Penn and Roberts: East Coast snobbery and bias

Cokie Roberts stirred up a lot of liberal blog-o-sphere controversy over the past few days when she first commented on This Week that Obama should not be vacationing in exotic places like Hawaii, but instead go to Myrtle Beach, Florida (which she apparently sees as more "American" than Hawaii) and then reinforcing this sentiment by noting on NPR that Obama makes a mistake by portraying himself as the "boy from Kansas and Kenya."

Leaving aside for a moment the racial connotation of calling Obama "boy," the main thrust of Roberts' comments is that Obama is too exotic, too foreign and not American enough to be president.

This dovetails nicely into the Clinton campaign emails, just leaked, in which Mark Penn urges Hillary Clinton to portray Obama as someone "who is not at his center fundamentally American in his thinking and in his values."

According to Politico:

The Penn memo suggesting that the campaign target Obama’s “lack of American roots” said in part: “All of these articles about his boyhood in Indonesia and his life in Hawaii are geared towards showing his background is diverse, multicultural and putting that in a new light."

There are many layers to these comments by Penn and Roberts, and I don't want to address all of them, but at the bottom of all of this talk is the assumption by East Coasters that somehow they are more American than West Coasters. All the major news organizations, including the three networks, are based in New York. All the mainstream and cable networks have studios in New York and Washington. And of course Florida is where the oldsters from New York and Washington retire. That's how the media defines what is American.

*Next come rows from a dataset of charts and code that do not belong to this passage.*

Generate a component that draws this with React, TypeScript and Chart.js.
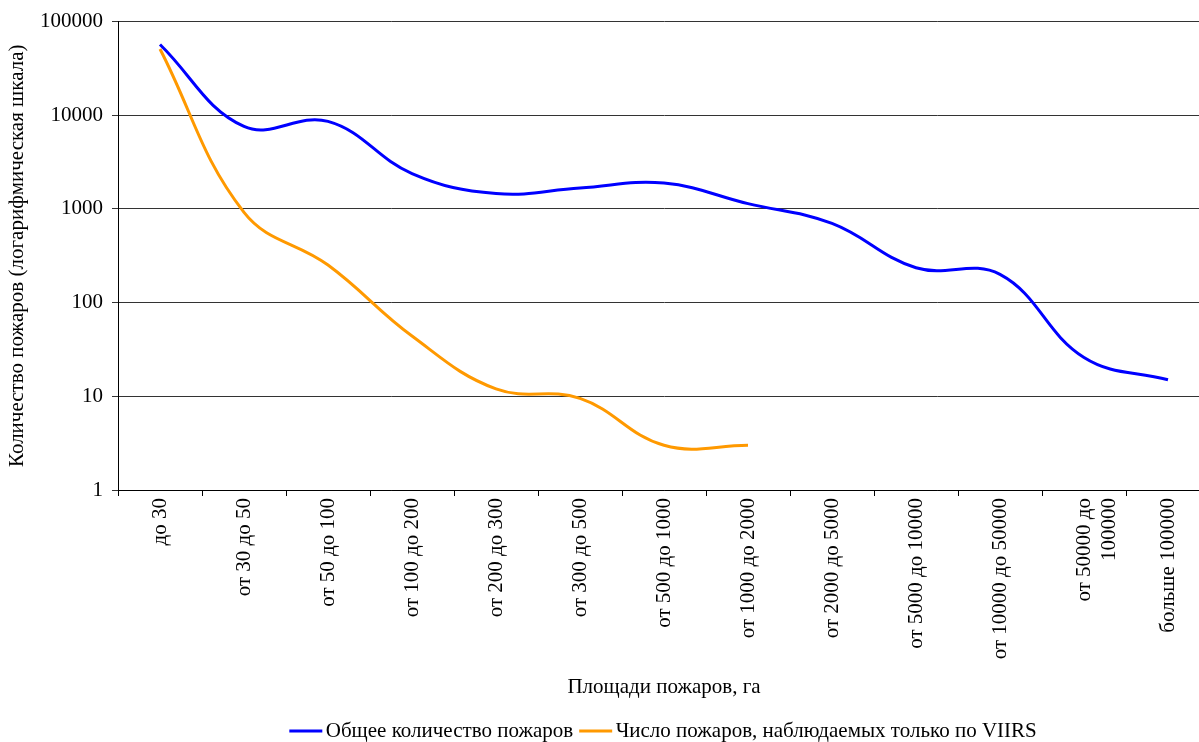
import { useEffect, useRef } from "react";
import { Chart, registerables } from "chart.js";

Chart.register(...registerables);

const categories: (string | string[])[] = [
  "до 30",
  "от 30 до 50",
  "от 50 до 100",
  "от 100 до 200",
  "от 200 до 300",
  "от 300 до 500",
  "от 500 до 1000",
  "от 1000 до 2000",
  "от 2000 до 5000",
  "от 5000 до 10000",
  "от 10000 до 50000",
  ["от 50000 до", "100000"],
  "больше 100000",
];

const totalFires = [57000, 7600, 8600, 2390, 1460, 1670, 1890, 1140, 700, 236, 200, 26, 15];
const viirsOnly = [51000, 920, 252, 44, 12, 9.5, 3, 3];

const seriesNames = [
  "Общее количество пожаров",
  "Число пожаров, наблюдаемых только по VIIRS",
];
const seriesColors = ["#0000FF", "#FF9900"];

const yTickValues = [1, 10, 100, 1000, 10000, 100000];

const xTitle = "Площади пожаров, га";
const yTitle = "Количество пожаров (логарифмическая шкала)";

const FONT = "'Liberation Serif', 'Times New Roman', serif";
const FS = 21;

// legend marker: a 33px line drawn in a wider canvas so the text sits close to it
function legendLine(color: string): HTMLCanvasElement {
  const c = document.createElement("canvas");
  c.width = 66;
  c.height = 6;
  const ctx = c.getContext("2d")!;
  ctx.strokeStyle = color;
  ctx.lineWidth = 3;
  ctx.beginPath();
  ctx.moveTo(20, 3);
  ctx.lineTo(53, 3);
  ctx.stroke();
  return c;
}

export default function App() {
  const ref = useRef<HTMLCanvasElement>(null);

  useEffect(() => {
    document.body.style.margin = "0";
    const canvas = ref.current;
    if (!canvas) return;
    const chart = new Chart(canvas, {
      type: "line",
      data: {
        labels: categories,
        datasets: [
          {
            label: seriesNames[0],
            data: totalFires,
            borderColor: seriesColors[0],
            backgroundColor: seriesColors[0],
            borderWidth: 3,
            pointRadius: 0,
            pointStyle: legendLine(seriesColors[0]),
            tension: 0.4,
            fill: false,
          },
          {
            label: seriesNames[1],
            data: viirsOnly,
            borderColor: seriesColors[1],
            backgroundColor: seriesColors[1],
            borderWidth: 3,
            pointRadius: 0,
            pointStyle: legendLine(seriesColors[1]),
            tension: 0.4,
            fill: false,
          },
        ],
      },
      options: {
        animation: false,
        responsive: false,
        maintainAspectRatio: false,
        layout: { padding: { left: 0, right: 0, top: 20, bottom: -9.5 } },
        plugins: {
          tooltip: { enabled: false },
          legend: {
            display: true,
            position: "bottom",
            align: "center",
            labels: {
              usePointStyle: true,
              pointStyleWidth: 26,
              padding: 6,
              color: "#000",
              font: { family: FONT, size: FS },
            },
          },
        },
        scales: {
          x: {
            offset: true,
            grid: {
              offset: true,
              drawOnChartArea: false,
              drawTicks: true,
              tickLength: 6,
              color: "#000",
              lineWidth: 1,
            },
            border: { color: "#000", width: 1 },
            ticks: {
              minRotation: 90,
              maxRotation: 90,
              autoSkip: false,
              padding: 2,
              color: "#000",
              font: { family: FONT, size: FS },
            },
            title: {
              display: true,
              text: xTitle,
              color: "#000",
              font: { family: FONT, size: FS },
              padding: { top: 0, bottom: 14 },
            },
            afterFit: (s: any) => {
              s.height = 224.5;
            },
          },
          y: {
            type: "logarithmic",
            position: "left",
            min: 1,
            max: 100000,
            afterBuildTicks: (s: any) => {
              s.ticks = yTickValues.map((v) => ({ value: v }));
            },
            ticks: {
              callback: (v: any) => String(v),
              padding: 9,
              color: "#000",
              font: { family: FONT, size: FS },
            },
            grid: { color: "#333", lineWidth: 1, tickLength: 6 },
            border: { color: "#000", width: 1 },
            title: {
              display: true,
              text: yTitle,
              color: "#000",
              font: { family: FONT, size: FS },
              padding: { top: 5, bottom: 0 },
            },
            afterFit: (s: any) => {
              s.width = 118;
            },
          },
          spacer: {
            type: "linear",
            position: "right",
            display: true,
            grid: { display: false, drawTicks: false },
            border: { display: false },
            ticks: { display: false },
            afterFit: (s: any) => {
              s.width = 116;
            },
          },
        },
      },
    } as any);
    return () => chart.destroy();
  }, []);

  return (
    <div style={{ width: 1199, height: 742, overflow: "hidden", background: "#fff" }}>
      <canvas ref={ref} width={1326} height={742} style={{ display: "block", width: 1326, height: 742 }} />
    </div>
  );
}
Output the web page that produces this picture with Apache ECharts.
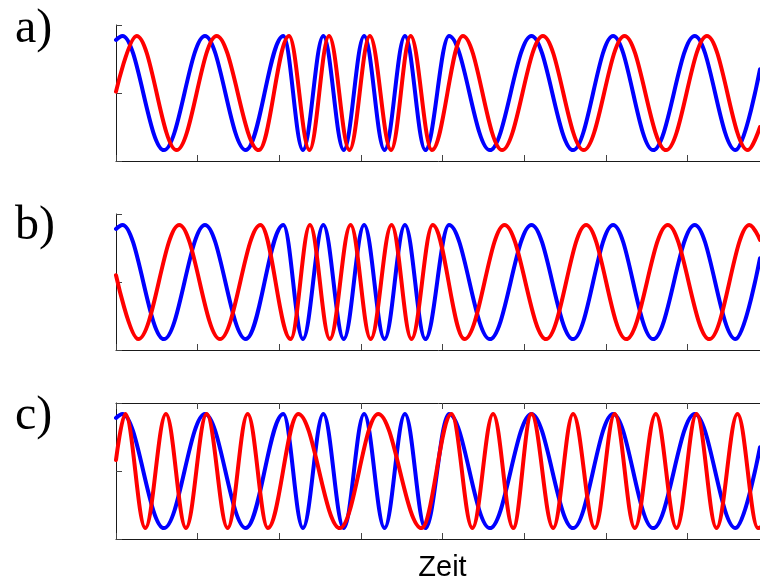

California, where I live, is simply nutso-land to the media and explains the contempt they hold for Nancy Pelosi. To Republicans it is the center of un-American Hollywood liberalism. As for Hawaii, it is treated by East Coasters as if it is not even part of the United States. Puerto Rico (off the East Coast, of course) got more press in the primaries than Hawaii got.

So, coming from this mindset of East Coast insularity, it was easy for Mark Penn and Cokie Roberts to paint the Hawaiian born Obama as insufficiently American. We've never had a president from Hawaii, and he's black for god's sake. How on earth are we in the high and mighty press supposed to cover a race with such an exotic character? Will the Western White House be all the way in Honolulu? Will we have to go there when the president vacations? Horrors!

Cokie Roberts is an idiot.

But Mark Penn – he is simply despicable.

He wasn't just speaking from the narrow mindedness of those who have always lived on the East Coast, or of the New York-Washington press whose entire grasp of the Western United States is that California has earthquakes and movie stars, and Hawaii has volcanoes and luaus.

Penn was doing everything he could to paint an American citizen, a man who rose from humble roots to become a successful lawyer and politician, thanks only to his ability and hard work, as alien. This is the ultimate American success story, but Penn wanted to make Obama into something he most decidedly is not. He wanted to portray him as insufficiently American, because apparently Hawaii, Kansas, and Chicago - not being New York, Washington or Myrtle Beach - are simply not American enough.

I'd love to see one of the major networks move their base of operation to Los Angeles. It might shift the balance of power in this country and spread it across all fifty states. I'd like to see Cokie Roberts and her silly views off of ABC and NPR, and I'd like to see Mark Penn exiled to Russia, where he can learn what it means to live somewhere that is not "fundamentally American."